I found the comparative nature of Cocker’s argument convincing and well developed. This book is much more of a work of public history than I am currently used to reading however I did find the segment on the Spaniards in Mexico fascinating to read and will most likely use his bibliography for that section as a jumping off point for dissertation research.
Even if you can't read the whole book, get it out of the library and read the introduction. The summary of Europe's encounter with other peoples is devastating. It is critical that we really understand this history b/c it has so many repercussions today.
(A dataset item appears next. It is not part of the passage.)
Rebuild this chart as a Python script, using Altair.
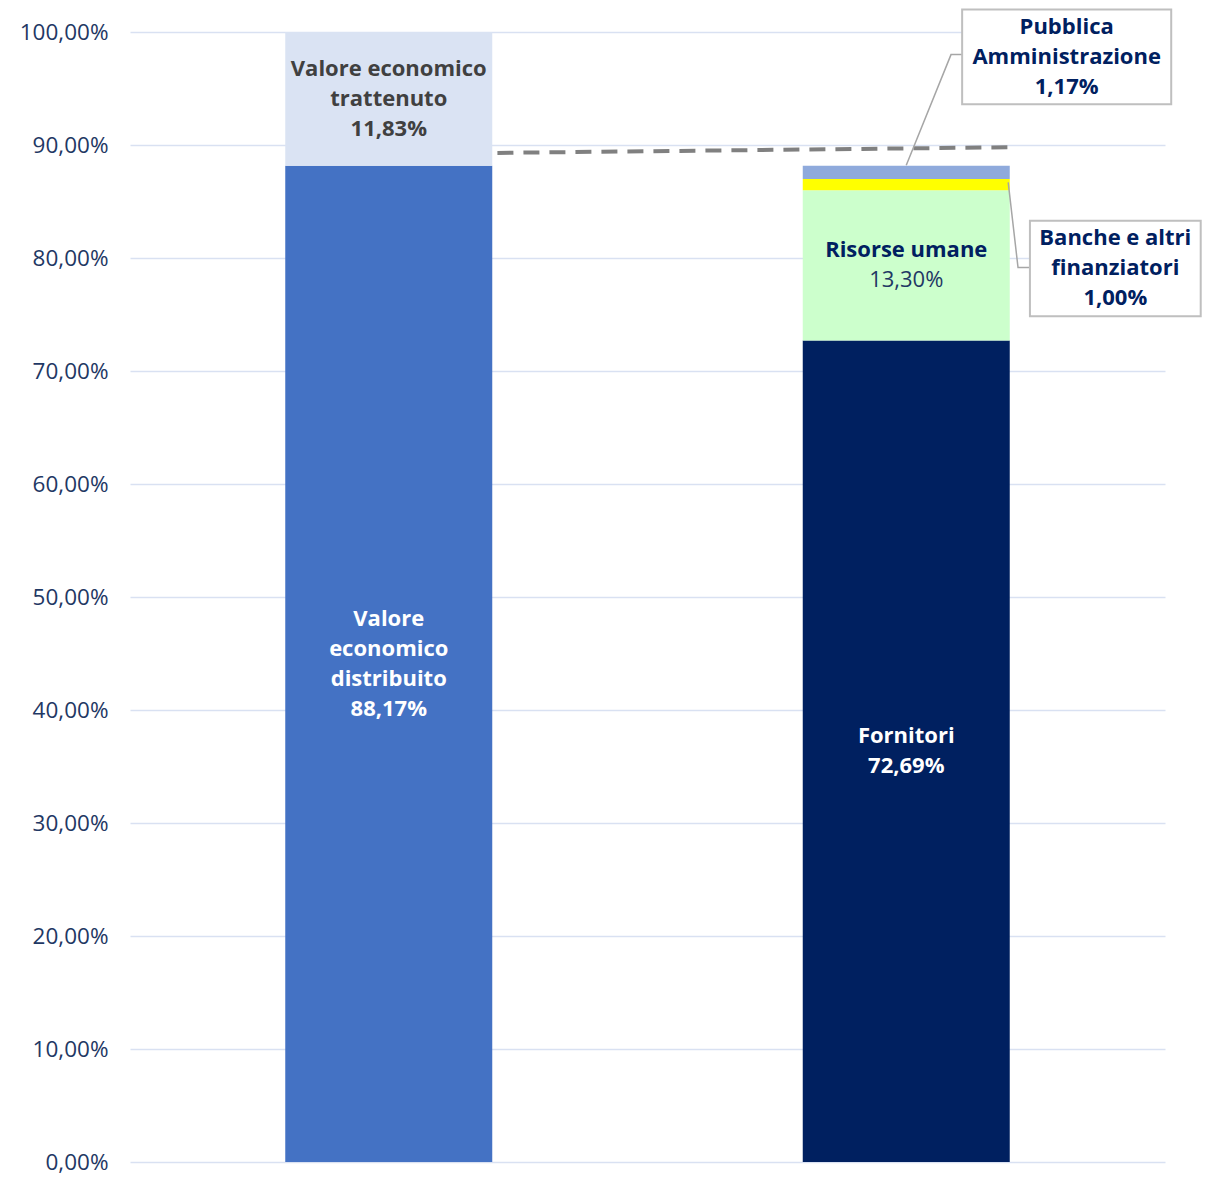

The one serious flaw that i found was that in the chapter on the Comanches of the American's southwest, the author seems to get into the mode of "here is an atrocity committed by the Indians" and "here is one by the US Govt/Army" as if they were on the same scale or that somehow they "balance out". I'm not denying "bad things" happened on both sides, but to make it seems like they equal out or make they both "equally guilty" in unjust and disgraceful.
This was actually a very good source of material for historical atrocities. Colonization is trash.
"White America now seems to declare war on the whole world of nature"
On German Colonization of South West Africa, that in turn actually critiques current yt supremacist ideology.
"The refusal to renegotiate their image of the African helps explain much about the nature of the German campaign. It sheds light on the obsessive search for excuses and scapegoats: anything that enabled the a priori version of Africa to remain intact; anything that released them from any painful self-examination. It helps account for the persistence in a military policy that was completely disproportionate either to the military threat or to the economic value of the colony itself. For to have allowed the Negro to prevail would have undermined Germany's entire imperial adventure. Finally, it helps clarify why the Germans refused to discriminate hostile from ‘friendly' African, Herero from Damara. Better to get rid of them all than to engage in any complicated sifting of their own black stereotypes."
This is an important book, and one that should be read by high school and college students. It rips the lid off of the nonsense of "American Exceptionalism", and paints the European conquerors in the colors they deserve. The book is detailed, well researched, and accessible.